Leave out the pictures and repeat the data exactly.

— begin —

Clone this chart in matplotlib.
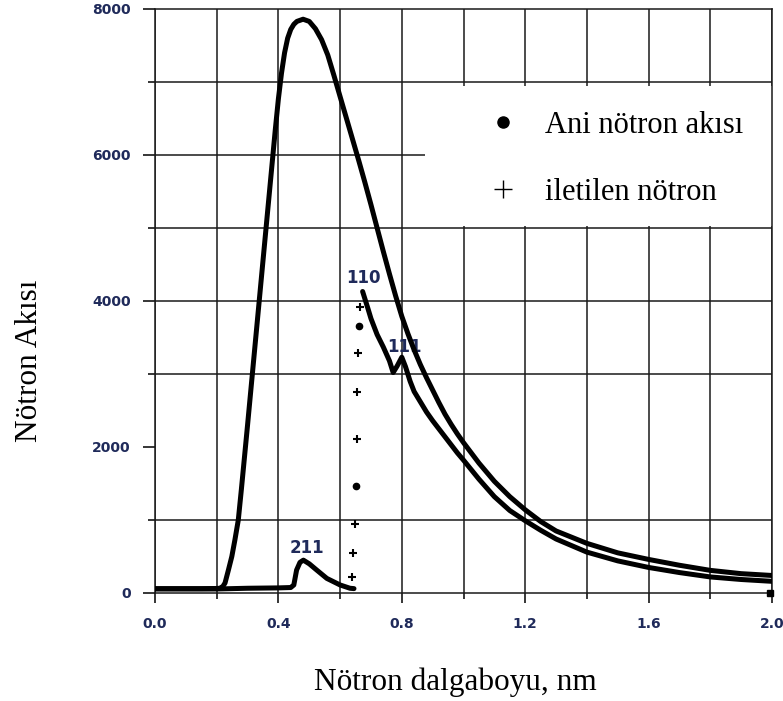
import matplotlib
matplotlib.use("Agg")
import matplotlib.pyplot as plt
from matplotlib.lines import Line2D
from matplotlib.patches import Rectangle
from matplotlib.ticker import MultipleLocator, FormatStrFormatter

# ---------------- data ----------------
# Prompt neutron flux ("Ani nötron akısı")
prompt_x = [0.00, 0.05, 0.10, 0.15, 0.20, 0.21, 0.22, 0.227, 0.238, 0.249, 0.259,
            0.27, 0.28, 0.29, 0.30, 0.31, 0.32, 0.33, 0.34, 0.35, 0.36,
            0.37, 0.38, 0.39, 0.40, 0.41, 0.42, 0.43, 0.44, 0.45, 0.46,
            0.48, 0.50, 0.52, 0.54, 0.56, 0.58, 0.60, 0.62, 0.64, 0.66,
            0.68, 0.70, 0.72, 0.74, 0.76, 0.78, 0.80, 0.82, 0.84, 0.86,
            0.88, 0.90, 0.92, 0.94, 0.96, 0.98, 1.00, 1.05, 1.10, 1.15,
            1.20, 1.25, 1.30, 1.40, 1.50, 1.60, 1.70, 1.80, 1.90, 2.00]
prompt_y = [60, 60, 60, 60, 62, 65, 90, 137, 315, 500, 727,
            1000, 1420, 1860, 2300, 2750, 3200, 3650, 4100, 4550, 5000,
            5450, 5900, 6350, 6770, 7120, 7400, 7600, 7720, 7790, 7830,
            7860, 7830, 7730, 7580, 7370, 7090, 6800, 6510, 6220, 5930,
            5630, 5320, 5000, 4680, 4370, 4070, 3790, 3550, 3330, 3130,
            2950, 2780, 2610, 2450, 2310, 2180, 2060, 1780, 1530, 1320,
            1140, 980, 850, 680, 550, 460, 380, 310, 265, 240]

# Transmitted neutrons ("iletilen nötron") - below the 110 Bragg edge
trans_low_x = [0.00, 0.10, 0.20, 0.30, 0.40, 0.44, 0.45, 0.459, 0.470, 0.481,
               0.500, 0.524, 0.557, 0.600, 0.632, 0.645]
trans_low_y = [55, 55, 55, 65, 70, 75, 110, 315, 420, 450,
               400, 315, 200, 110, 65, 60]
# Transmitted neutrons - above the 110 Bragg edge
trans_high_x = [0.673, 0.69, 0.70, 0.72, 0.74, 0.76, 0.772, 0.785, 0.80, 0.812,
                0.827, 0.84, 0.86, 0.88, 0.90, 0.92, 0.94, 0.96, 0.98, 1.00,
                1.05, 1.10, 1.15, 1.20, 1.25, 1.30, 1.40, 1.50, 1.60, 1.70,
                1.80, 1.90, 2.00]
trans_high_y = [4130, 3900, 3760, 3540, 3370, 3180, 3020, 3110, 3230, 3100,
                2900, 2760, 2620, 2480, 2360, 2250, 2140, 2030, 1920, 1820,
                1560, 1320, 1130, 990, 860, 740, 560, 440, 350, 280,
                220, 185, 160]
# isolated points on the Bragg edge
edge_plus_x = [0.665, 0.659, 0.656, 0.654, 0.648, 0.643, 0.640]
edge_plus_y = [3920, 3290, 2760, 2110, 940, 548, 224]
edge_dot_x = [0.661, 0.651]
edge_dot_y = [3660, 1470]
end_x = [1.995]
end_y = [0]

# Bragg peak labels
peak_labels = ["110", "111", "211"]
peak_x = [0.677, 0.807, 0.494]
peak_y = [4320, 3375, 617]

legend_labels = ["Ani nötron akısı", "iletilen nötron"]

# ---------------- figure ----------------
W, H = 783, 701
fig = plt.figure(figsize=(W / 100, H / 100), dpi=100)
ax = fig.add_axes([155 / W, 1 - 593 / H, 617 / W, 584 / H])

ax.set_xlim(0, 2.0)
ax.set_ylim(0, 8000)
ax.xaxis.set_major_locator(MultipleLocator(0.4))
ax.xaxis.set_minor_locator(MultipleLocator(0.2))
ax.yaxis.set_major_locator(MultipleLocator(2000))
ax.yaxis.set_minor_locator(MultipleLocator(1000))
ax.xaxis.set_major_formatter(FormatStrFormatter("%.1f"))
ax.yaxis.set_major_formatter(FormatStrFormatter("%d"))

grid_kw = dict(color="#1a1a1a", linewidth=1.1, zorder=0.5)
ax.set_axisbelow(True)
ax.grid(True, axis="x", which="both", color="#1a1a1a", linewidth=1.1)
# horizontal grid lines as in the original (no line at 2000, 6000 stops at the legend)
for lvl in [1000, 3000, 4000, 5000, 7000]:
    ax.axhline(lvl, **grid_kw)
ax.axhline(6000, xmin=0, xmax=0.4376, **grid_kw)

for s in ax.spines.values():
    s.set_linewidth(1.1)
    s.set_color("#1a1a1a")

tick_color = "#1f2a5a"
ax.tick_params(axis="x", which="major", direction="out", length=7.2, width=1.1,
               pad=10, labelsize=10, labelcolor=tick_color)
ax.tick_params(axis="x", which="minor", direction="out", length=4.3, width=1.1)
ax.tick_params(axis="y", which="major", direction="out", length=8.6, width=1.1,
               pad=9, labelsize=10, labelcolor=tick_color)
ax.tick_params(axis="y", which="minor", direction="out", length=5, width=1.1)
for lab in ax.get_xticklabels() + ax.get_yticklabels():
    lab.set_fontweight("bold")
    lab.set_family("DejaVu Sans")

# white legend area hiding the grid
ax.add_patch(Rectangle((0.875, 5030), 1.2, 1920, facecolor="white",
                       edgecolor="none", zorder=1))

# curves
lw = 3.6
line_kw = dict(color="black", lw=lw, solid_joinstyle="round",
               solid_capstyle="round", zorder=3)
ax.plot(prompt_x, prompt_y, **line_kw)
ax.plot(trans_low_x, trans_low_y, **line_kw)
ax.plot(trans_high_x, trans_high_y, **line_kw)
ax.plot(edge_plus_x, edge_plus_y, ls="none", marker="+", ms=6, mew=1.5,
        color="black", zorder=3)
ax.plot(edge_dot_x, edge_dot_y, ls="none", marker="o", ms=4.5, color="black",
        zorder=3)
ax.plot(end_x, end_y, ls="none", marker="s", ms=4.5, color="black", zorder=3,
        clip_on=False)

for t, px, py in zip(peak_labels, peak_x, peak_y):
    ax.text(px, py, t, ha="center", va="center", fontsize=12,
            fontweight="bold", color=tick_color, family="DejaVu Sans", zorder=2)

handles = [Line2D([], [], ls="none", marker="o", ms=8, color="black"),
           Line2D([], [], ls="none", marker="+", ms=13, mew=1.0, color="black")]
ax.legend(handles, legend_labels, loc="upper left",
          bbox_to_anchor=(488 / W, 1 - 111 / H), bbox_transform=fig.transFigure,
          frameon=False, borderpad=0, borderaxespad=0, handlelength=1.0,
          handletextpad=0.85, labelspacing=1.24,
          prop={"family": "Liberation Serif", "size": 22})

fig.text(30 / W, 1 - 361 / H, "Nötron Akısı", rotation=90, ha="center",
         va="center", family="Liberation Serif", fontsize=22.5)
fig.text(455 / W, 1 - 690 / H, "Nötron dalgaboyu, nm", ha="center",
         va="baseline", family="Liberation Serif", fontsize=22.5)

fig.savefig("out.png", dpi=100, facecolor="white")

— end —

_Expected answer:_
Clone this chart in matplotlib.
import matplotlib
matplotlib.use("Agg")
import matplotlib.pyplot as plt
from matplotlib.lines import Line2D
from matplotlib.patches import Rectangle
from matplotlib.ticker import MultipleLocator, FormatStrFormatter

# ---------------- data ----------------
# Prompt neutron flux ("Ani nötron akısı")
prompt_x = [0.00, 0.05, 0.10, 0.15, 0.20, 0.21, 0.22, 0.227, 0.238, 0.249, 0.259,
            0.27, 0.28, 0.29, 0.30, 0.31, 0.32, 0.33, 0.34, 0.35, 0.36,
            0.37, 0.38, 0.39, 0.40, 0.41, 0.42, 0.43, 0.44, 0.45, 0.46,
            0.48, 0.50, 0.52, 0.54, 0.56, 0.58, 0.60, 0.62, 0.64, 0.66,
            0.68, 0.70, 0.72, 0.74, 0.76, 0.78, 0.80, 0.82, 0.84, 0.86,
            0.88, 0.90, 0.92, 0.94, 0.96, 0.98, 1.00, 1.05, 1.10, 1.15,
            1.20, 1.25, 1.30, 1.40, 1.50, 1.60, 1.70, 1.80, 1.90, 2.00]
prompt_y = [60, 60, 60, 60, 62, 65, 90, 137, 315, 500, 727,
            1000, 1420, 1860, 2300, 2750, 3200, 3650, 4100, 4550, 5000,
            5450, 5900, 6350, 6770, 7120, 7400, 7600, 7720, 7790, 7830,
            7860, 7830, 7730, 7580, 7370, 7090, 6800, 6510, 6220, 5930,
            5630, 5320, 5000, 4680, 4370, 4070, 3790, 3550, 3330, 3130,
            2950, 2780, 2610, 2450, 2310, 2180, 2060, 1780, 1530, 1320,
            1140, 980, 850, 680, 550, 460, 380, 310, 265, 240]

# Transmitted neutrons ("iletilen nötron") - below the 110 Bragg edge
trans_low_x = [0.00, 0.10, 0.20, 0.30, 0.40, 0.44, 0.45, 0.459, 0.470, 0.481,
               0.500, 0.524, 0.557, 0.600, 0.632, 0.645]
trans_low_y = [55, 55, 55, 65, 70, 75, 110, 315, 420, 450,
               400, 315, 200, 110, 65, 60]
# Transmitted neutrons - above the 110 Bragg edge
trans_high_x = [0.673, 0.69, 0.70, 0.72, 0.74, 0.76, 0.772, 0.785, 0.80, 0.812,
                0.827, 0.84, 0.86, 0.88, 0.90, 0.92, 0.94, 0.96, 0.98, 1.00,
                1.05, 1.10, 1.15, 1.20, 1.25, 1.30, 1.40, 1.50, 1.60, 1.70,
                1.80, 1.90, 2.00]
trans_high_y = [4130, 3900, 3760, 3540, 3370, 3180, 3020, 3110, 3230, 3100,
                2900, 2760, 2620, 2480, 2360, 2250, 2140, 2030, 1920, 1820,
                1560, 1320, 1130, 990, 860, 740, 560, 440, 350, 280,
                220, 185, 160]
# isolated points on the Bragg edge
edge_plus_x = [0.665, 0.659, 0.656, 0.654, 0.648, 0.643, 0.640]
edge_plus_y = [3920, 3290, 2760, 2110, 940, 548, 224]
edge_dot_x = [0.661, 0.651]
edge_dot_y = [3660, 1470]
end_x = [1.995]
end_y = [0]

# Bragg peak labels
peak_labels = ["110", "111", "211"]
peak_x = [0.677, 0.807, 0.494]
peak_y = [4320, 3375, 617]

legend_labels = ["Ani nötron akısı", "iletilen nötron"]

# ---------------- figure ----------------
W, H = 783, 701
fig = plt.figure(figsize=(W / 100, H / 100), dpi=100)
ax = fig.add_axes([155 / W, 1 - 593 / H, 617 / W, 584 / H])

ax.set_xlim(0, 2.0)
ax.set_ylim(0, 8000)
ax.xaxis.set_major_locator(MultipleLocator(0.4))
ax.xaxis.set_minor_locator(MultipleLocator(0.2))
ax.yaxis.set_major_locator(MultipleLocator(2000))
ax.yaxis.set_minor_locator(MultipleLocator(1000))
ax.xaxis.set_major_formatter(FormatStrFormatter("%.1f"))
ax.yaxis.set_major_formatter(FormatStrFormatter("%d"))

grid_kw = dict(color="#1a1a1a", linewidth=1.1, zorder=0.5)
ax.set_axisbelow(True)
ax.grid(True, axis="x", which="both", color="#1a1a1a", linewidth=1.1)
# horizontal grid lines as in the original (no line at 2000, 6000 stops at the legend)
for lvl in [1000, 3000, 4000, 5000, 7000]:
    ax.axhline(lvl, **grid_kw)
ax.axhline(6000, xmin=0, xmax=0.4376, **grid_kw)

for s in ax.spines.values():
    s.set_linewidth(1.1)
    s.set_color("#1a1a1a")

tick_color = "#1f2a5a"
ax.tick_params(axis="x", which="major", direction="out", length=7.2, width=1.1,
               pad=10, labelsize=10, labelcolor=tick_color)
ax.tick_params(axis="x", which="minor", direction="out", length=4.3, width=1.1)
ax.tick_params(axis="y", which="major", direction="out", length=8.6, width=1.1,
               pad=9, labelsize=10, labelcolor=tick_color)
ax.tick_params(axis="y", which="minor", direction="out", length=5, width=1.1)
for lab in ax.get_xticklabels() + ax.get_yticklabels():
    lab.set_fontweight("bold")
    lab.set_family("DejaVu Sans")

# white legend area hiding the grid
ax.add_patch(Rectangle((0.875, 5030), 1.2, 1920, facecolor="white",
                       edgecolor="none", zorder=1))

# curves
lw = 3.6
line_kw = dict(color="black", lw=lw, solid_joinstyle="round",
               solid_capstyle="round", zorder=3)
ax.plot(prompt_x, prompt_y, **line_kw)
ax.plot(trans_low_x, trans_low_y, **line_kw)
ax.plot(trans_high_x, trans_high_y, **line_kw)
ax.plot(edge_plus_x, edge_plus_y, ls="none", marker="+", ms=6, mew=1.5,
        color="black", zorder=3)
ax.plot(edge_dot_x, edge_dot_y, ls="none", marker="o", ms=4.5, color="black",
        zorder=3)
ax.plot(end_x, end_y, ls="none", marker="s", ms=4.5, color="black", zorder=3,
        clip_on=False)

for t, px, py in zip(peak_labels, peak_x, peak_y):
    ax.text(px, py, t, ha="center", va="center", fontsize=12,
            fontweight="bold", color=tick_color, family="DejaVu Sans", zorder=2)

handles = [Line2D([], [], ls="none", marker="o", ms=8, color="black"),
           Line2D([], [], ls="none", marker="+", ms=13, mew=1.0, color="black")]
ax.legend(handles, legend_labels, loc="upper left",
          bbox_to_anchor=(488 / W, 1 - 111 / H), bbox_transform=fig.transFigure,
          frameon=False, borderpad=0, borderaxespad=0, handlelength=1.0,
          handletextpad=0.85, labelspacing=1.24,
          prop={"family": "Liberation Serif", "size": 22})

fig.text(30 / W, 1 - 361 / H, "Nötron Akısı", rotation=90, ha="center",
         va="center", family="Liberation Serif", fontsize=22.5)
fig.text(455 / W, 1 - 690 / H, "Nötron dalgaboyu, nm", ha="center",
         va="baseline", family="Liberation Serif", fontsize=22.5)

fig.savefig("out.png", dpi=100, facecolor="white")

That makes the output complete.